Colombia’s far-right President Ivan Duque has made history by becoming the country’s least popular president since Gallup began polling.
Critics’ claim that Duque is Colombia’s “worst president in history” was partially validated by pollster Gallup, which released its latest poll on Monday.
According to Gallup, the tin-pot-dictator’s disapproval rating reached a historic level of 76%, breaking the 20-year record of former President Andres Pastrana, one of Duque’s allies.
Also the president’s 18% approval rating is the lowest since Gallup began polling in 1994.
Duque’s approval rating
Duque has been struggling to find public approval since taking office in 2018, but took government misrule to a whole new level in the month leading up to ongoing anti-government protest.
The president’s third proposed tax reform sunk Duque’s approval rating to an almost historic 20% low in April.
The security forces’ use of extreme violence and terrorism to quell anti-government protests that kicked off on April 28 failed, but apparently secured the president’s entry in the history books.
Ever since taking office, Duque has tried to compensate his ineptitude with government propaganda, which has been as unsuccessful as the president’s attempt to falsify his academic credentials and attempts to govern.
The approval rating of the president’s informal boss, former President Alvaro Uribe, also dropped to a historic 20% low as both appear to be destroying their far-right Democratic Center party ahead of the 2022 elections.

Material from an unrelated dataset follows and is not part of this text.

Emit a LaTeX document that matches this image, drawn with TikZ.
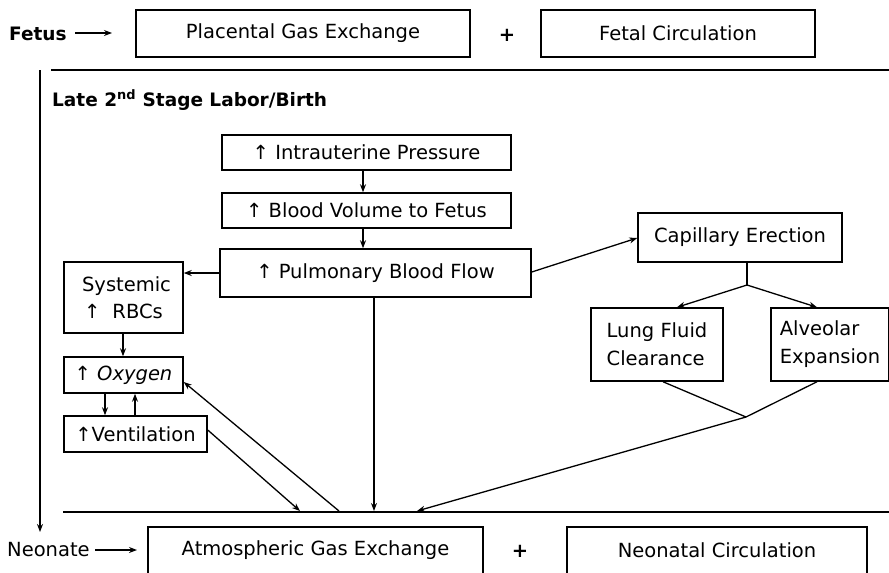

Uribe’s approval rating was already suffering from ongoing investigations into the former president’s alleged organized crime activity.
The former president’s attempts to criminalize opposition and public protest against his puppet all but destroyed the once almighty Uribe.
Whether either will be able to recover remains to be seen as Duque is set to start negotiating with the leaders of national strikes that have triggered anti-government protests.
The failed attempt to violently repress the protests evaporated the president’s political capital and left the government without leverage to negotiate the far-reaching changes in economic policy demanded by the protest organizers.